How to write the perfect thriller

Had a very interesting chat with fellow thriller writer Anna Blundy a few days ago, which led to the following article, originally published in The Browser. God knows if we're right - what do you think?

How to write a thriller by Anna Blundy


For the past ten years I’ve been sitting at home trying to write thrillers. I try not to read them while I’m writing them so that I don’t a) get demoralised because someone’s doing it better than me or b) start stealing someone else’s devices. For five books my heroine was Faith Zanetti, a war correspondent based loosely on myself, my father (who really was a war correspondent – killed 20 years ago in El Salvador) and the kinds of people I sat with in seedy Jerusalem bars when I was little, wishing my dad would take me back to the hotel.

The logo on the front of my first Faith book, The Bad News Bible, was ‘Courage Without Equal. Truth Without Bullshit. Vodka Without Tonic.’ The covers were kind of 70s and James Bond-ish and I thought of Faith as a female James Bond, hiding her complexity with grit. My editor for the Faith books, Rosie de Courcy told me that the secret to a good character is that he or she should represent the writer’s fantasy self so that you end up writing a fantasy autobiography. The art of good thriller writing, she said, was to let the reader know that an axe is hanging over our hero’s head but not to tell them when it’s going to fall. She says you have to ‘show not tell’ and that your hero or heroine can be as vile as you like as long as there’s one undeniably good thing about them – Scarlett O’Hara, Rosie points out, loved her mother and father.

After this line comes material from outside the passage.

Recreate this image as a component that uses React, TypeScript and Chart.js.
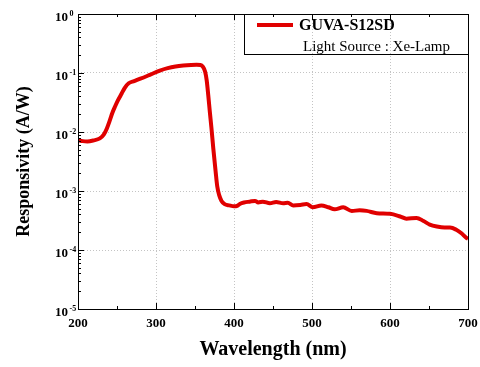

I tried to follow Rosie’s advice but I do always get led astray by my characters and drawn into their inner lives and motivations, wrapped up in the psychological drama. My Faith books always have a big emotional event around which the plot is constructed – the death of a close friend, falling in love, an ex-lover on the prowl, a resurrected relative, the safety of a child. But then I read a Dan Brown book and see that his success lies in entirely ignoring characterisation for a tight plot constructed around an inanimate object.

This week, for The Browser, I interviewed thriller writer James Twining and he had five key rules that he felt must be followed to come up with the perfect thriller – Dan Brown’s core concept is one of them. If only I’d known…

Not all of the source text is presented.